-- Begin --

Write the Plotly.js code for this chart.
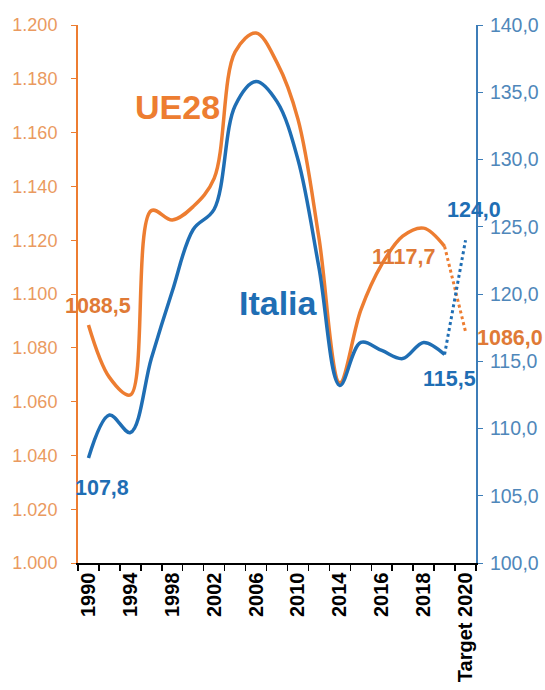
<!DOCTYPE html>
<html>
<head>
<meta charset="utf-8">
<script src="https://cdn.plot.ly/plotly-3.0.1.min.js"></script>
<style>html,body{margin:0;padding:0;background:#fff;}#chart{width:545px;height:690px;}</style>
</head>
<body>
<div id="chart"></div>
<script>
// Categories (biennial to 2014, then annual, then target)
const categories = ['1990','1992','1994','1996','1998','2000','2002','2004','2006','2008','2010','2012','2014','2015','2016','2017','2018','2019','Target 2020'];
const tickLabels = ['1990','','1994','','1998','','2002','','2006','','2010','','2014','','2016','','2018','','Target 2020'];
// UE28 (left axis), 1990..2019
const ue28 = [1088.5, 1069, 1062.5, 1131, 1127.5, 1132.5, 1143, 1190, 1197, 1186, 1165, 1121, 1067, 1094, 1111, 1121.5, 1124.5, 1117.7];
const ue28Target = 1086.0;
// Italia (right axis), 1990..2019
const italia = [107.8, 111.0, 109.7, 115.2, 120.2, 124.8, 126.3, 134.0, 135.8, 134.3, 130.0, 122.0, 113.2, 116.4, 115.8, 115.2, 116.4, 115.5];
const italiaTarget = 124.0;

const ORANGE = '#ED7D31';
const BLUE = '#1F6EB4';
const FONT = 'Liberation Sans, Arial, sans-serif';

const nHist = ue28.length;
const histX = categories.slice(0, nHist);
const lastCat = categories[nHist - 1];
const targetCat = categories[categories.length - 1];
const iFirst = 0, iLast = nHist - 1, iTarget = categories.length - 1;
const fmt = v => v.toFixed(1).replace('.', ',');

const traces = [
  {x: histX, y: ue28, yaxis: 'y', mode: 'lines', line: {color: ORANGE, width: 3.5, shape: 'spline', smoothing: 1}, hoverinfo: 'skip'},
  {x: [lastCat, targetCat], y: [ue28[nHist-1], ue28Target], yaxis: 'y', mode: 'lines', line: {color: ORANGE, width: 3, dash: '3px,3px'}, hoverinfo: 'skip'},
  {x: histX, y: italia, yaxis: 'y2', mode: 'lines', line: {color: BLUE, width: 3.5, shape: 'spline', smoothing: 1}, hoverinfo: 'skip'},
  {x: [lastCat, targetCat], y: [italia[nHist-1], italiaTarget], yaxis: 'y2', mode: 'lines', line: {color: BLUE, width: 3, dash: '3px,3px'}, hoverinfo: 'skip'}
];

const lblFont = (c) => ({family: FONT, size: 21.5, color: c, weight: 'bold'});
const ann = (yref, x, y, text, dx, dy, color) => ({xref: 'x', yref: yref, x: x, y: y, text: text, showarrow: false, xanchor: 'center', yanchor: 'middle', xshift: dx, yshift: dy, font: lblFont(color)});
const annotations = [
  ann('y', iFirst, ue28[0], fmt(ue28[0]), 10, 19, '#E07A36'),
  ann('y2', iFirst, italia[0], fmt(italia[0]), 14, -30, BLUE),
  ann('y', iLast, ue28[nHist-1], fmt(ue28[nHist-1]), -41, -11, '#E07A36'),
  ann('y2', iLast, italia[nHist-1], fmt(italia[nHist-1]), 5, -24, BLUE),
  ann('y2', iTarget, italiaTarget, fmt(italiaTarget), 8, 30, BLUE),
  ann('y', iTarget, ue28Target, fmt(ue28Target), 44, -6, '#E07A36'),
  {xref: 'paper', yref: 'paper', x: 0.249, y: 0.848, xanchor: 'center', yanchor: 'middle', text: 'UE28', showarrow: false, font: {family: FONT, size: 34, color: ORANGE, weight: 'bold'}},
  {xref: 'paper', yref: 'paper', x: 0.505, y: 0.483, xanchor: 'center', yanchor: 'middle', text: 'Italia', showarrow: false, font: {family: FONT, size: 34, color: BLUE, weight: 'bold'}}
];

const layout = {
  width: 545, height: 690,
  margin: {l: 78, r: 69, t: 25, b: 127, pad: 0},
  separators: ',.',
  showlegend: false,
  paper_bgcolor: '#fff', plot_bgcolor: '#fff',
  xaxis: {
    type: 'category', categoryorder: 'array', categoryarray: categories,
    range: [-0.5, categories.length - 0.5], autorange: false,
    tickmode: 'array', tickvals: categories, ticktext: tickLabels,
    tickangle: -90, ticks: 'outside', tickson: 'boundaries', ticklen: 6, tickwidth: 1.5, tickcolor: '#000',
    showline: true, linecolor: '#000', linewidth: 1.5, showgrid: false, zeroline: false,
    tickfont: {family: FONT, size: 20, color: '#000', weight: 'bold'}
  },
  yaxis: {
    range: [1000, 1200], autorange: false, dtick: 20, tick0: 1000, tickformat: ',.0f',
    showline: true, linecolor: ORANGE, linewidth: 2, ticks: 'outside', ticklen: 5, tickcolor: ORANGE,
    showgrid: false, zeroline: false, ticklabelstandoff: 10,
    tickfont: {family: FONT, size: 18, color: '#EA9A60'}
  },
  yaxis2: {
    overlaying: 'y', side: 'right', range: [100, 140], autorange: false, dtick: 5, tick0: 100, tickformat: '.1f',
    showline: true, linecolor: '#3D7DB8', linewidth: 2, ticks: 'outside', ticklen: 5, tickcolor: '#3D7DB8',
    showgrid: false, zeroline: false, ticklabelstandoff: 3,
    tickfont: {family: FONT, size: 19.5, color: '#4F87BA'}
  },
  annotations: annotations
};

Plotly.newPlot('chart', traces, layout, {staticPlot: true, displayModeBar: false});
</script>
</body>
</html>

-- End --

#### What is expected:
Restate the whole listing above exactly, please, omitting every image.

#### Result below:
Write the Plotly.js code for this chart.
<!DOCTYPE html>
<html>
<head>
<meta charset="utf-8">
<script src="https://cdn.plot.ly/plotly-3.0.1.min.js"></script>
<style>html,body{margin:0;padding:0;background:#fff;}#chart{width:545px;height:690px;}</style>
</head>
<body>
<div id="chart"></div>
<script>
// Categories (biennial to 2014, then annual, then target)
const categories = ['1990','1992','1994','1996','1998','2000','2002','2004','2006','2008','2010','2012','2014','2015','2016','2017','2018','2019','Target 2020'];
const tickLabels = ['1990','','1994','','1998','','2002','','2006','','2010','','2014','','2016','','2018','','Target 2020'];
// UE28 (left axis), 1990..2019
const ue28 = [1088.5, 1069, 1062.5, 1131, 1127.5, 1132.5, 1143, 1190, 1197, 1186, 1165, 1121, 1067, 1094, 1111, 1121.5, 1124.5, 1117.7];
const ue28Target = 1086.0;
// Italia (right axis), 1990..2019
const italia = [107.8, 111.0, 109.7, 115.2, 120.2, 124.8, 126.3, 134.0, 135.8, 134.3, 130.0, 122.0, 113.2, 116.4, 115.8, 115.2, 116.4, 115.5];
const italiaTarget = 124.0;

const ORANGE = '#ED7D31';
const BLUE = '#1F6EB4';
const FONT = 'Liberation Sans, Arial, sans-serif';

const nHist = ue28.length;
const histX = categories.slice(0, nHist);
const lastCat = categories[nHist - 1];
const targetCat = categories[categories.length - 1];
const iFirst = 0, iLast = nHist - 1, iTarget = categories.length - 1;
const fmt = v => v.toFixed(1).replace('.', ',');

const traces = [
  {x: histX, y: ue28, yaxis: 'y', mode: 'lines', line: {color: ORANGE, width: 3.5, shape: 'spline', smoothing: 1}, hoverinfo: 'skip'},
  {x: [lastCat, targetCat], y: [ue28[nHist-1], ue28Target], yaxis: 'y', mode: 'lines', line: {color: ORANGE, width: 3, dash: '3px,3px'}, hoverinfo: 'skip'},
  {x: histX, y: italia, yaxis: 'y2', mode: 'lines', line: {color: BLUE, width: 3.5, shape: 'spline', smoothing: 1}, hoverinfo: 'skip'},
  {x: [lastCat, targetCat], y: [italia[nHist-1], italiaTarget], yaxis: 'y2', mode: 'lines', line: {color: BLUE, width: 3, dash: '3px,3px'}, hoverinfo: 'skip'}
];

const lblFont = (c) => ({family: FONT, size: 21.5, color: c, weight: 'bold'});
const ann = (yref, x, y, text, dx, dy, color) => ({xref: 'x', yref: yref, x: x, y: y, text: text, showarrow: false, xanchor: 'center', yanchor: 'middle', xshift: dx, yshift: dy, font: lblFont(color)});
const annotations = [
  ann('y', iFirst, ue28[0], fmt(ue28[0]), 10, 19, '#E07A36'),
  ann('y2', iFirst, italia[0], fmt(italia[0]), 14, -30, BLUE),
  ann('y', iLast, ue28[nHist-1], fmt(ue28[nHist-1]), -41, -11, '#E07A36'),
  ann('y2', iLast, italia[nHist-1], fmt(italia[nHist-1]), 5, -24, BLUE),
  ann('y2', iTarget, italiaTarget, fmt(italiaTarget), 8, 30, BLUE),
  ann('y', iTarget, ue28Target, fmt(ue28Target), 44, -6, '#E07A36'),
  {xref: 'paper', yref: 'paper', x: 0.249, y: 0.848, xanchor: 'center', yanchor: 'middle', text: 'UE28', showarrow: false, font: {family: FONT, size: 34, color: ORANGE, weight: 'bold'}},
  {xref: 'paper', yref: 'paper', x: 0.505, y: 0.483, xanchor: 'center', yanchor: 'middle', text: 'Italia', showarrow: false, font: {family: FONT, size: 34, color: BLUE, weight: 'bold'}}
];

const layout = {
  width: 545, height: 690,
  margin: {l: 78, r: 69, t: 25, b: 127, pad: 0},
  separators: ',.',
  showlegend: false,
  paper_bgcolor: '#fff', plot_bgcolor: '#fff',
  xaxis: {
    type: 'category', categoryorder: 'array', categoryarray: categories,
    range: [-0.5, categories.length - 0.5], autorange: false,
    tickmode: 'array', tickvals: categories, ticktext: tickLabels,
    tickangle: -90, ticks: 'outside', tickson: 'boundaries', ticklen: 6, tickwidth: 1.5, tickcolor: '#000',
    showline: true, linecolor: '#000', linewidth: 1.5, showgrid: false, zeroline: false,
    tickfont: {family: FONT, size: 20, color: '#000', weight: 'bold'}
  },
  yaxis: {
    range: [1000, 1200], autorange: false, dtick: 20, tick0: 1000, tickformat: ',.0f',
    showline: true, linecolor: ORANGE, linewidth: 2, ticks: 'outside', ticklen: 5, tickcolor: ORANGE,
    showgrid: false, zeroline: false, ticklabelstandoff: 10,
    tickfont: {family: FONT, size: 18, color: '#EA9A60'}
  },
  yaxis2: {
    overlaying: 'y', side: 'right', range: [100, 140], autorange: false, dtick: 5, tick0: 100, tickformat: '.1f',
    showline: true, linecolor: '#3D7DB8', linewidth: 2, ticks: 'outside', ticklen: 5, tickcolor: '#3D7DB8',
    showgrid: false, zeroline: false, ticklabelstandoff: 3,
    tickfont: {family: FONT, size: 19.5, color: '#4F87BA'}
  },
  annotations: annotations
};

Plotly.newPlot('chart', traces, layout, {staticPlot: true, displayModeBar: false});
</script>
</body>
</html>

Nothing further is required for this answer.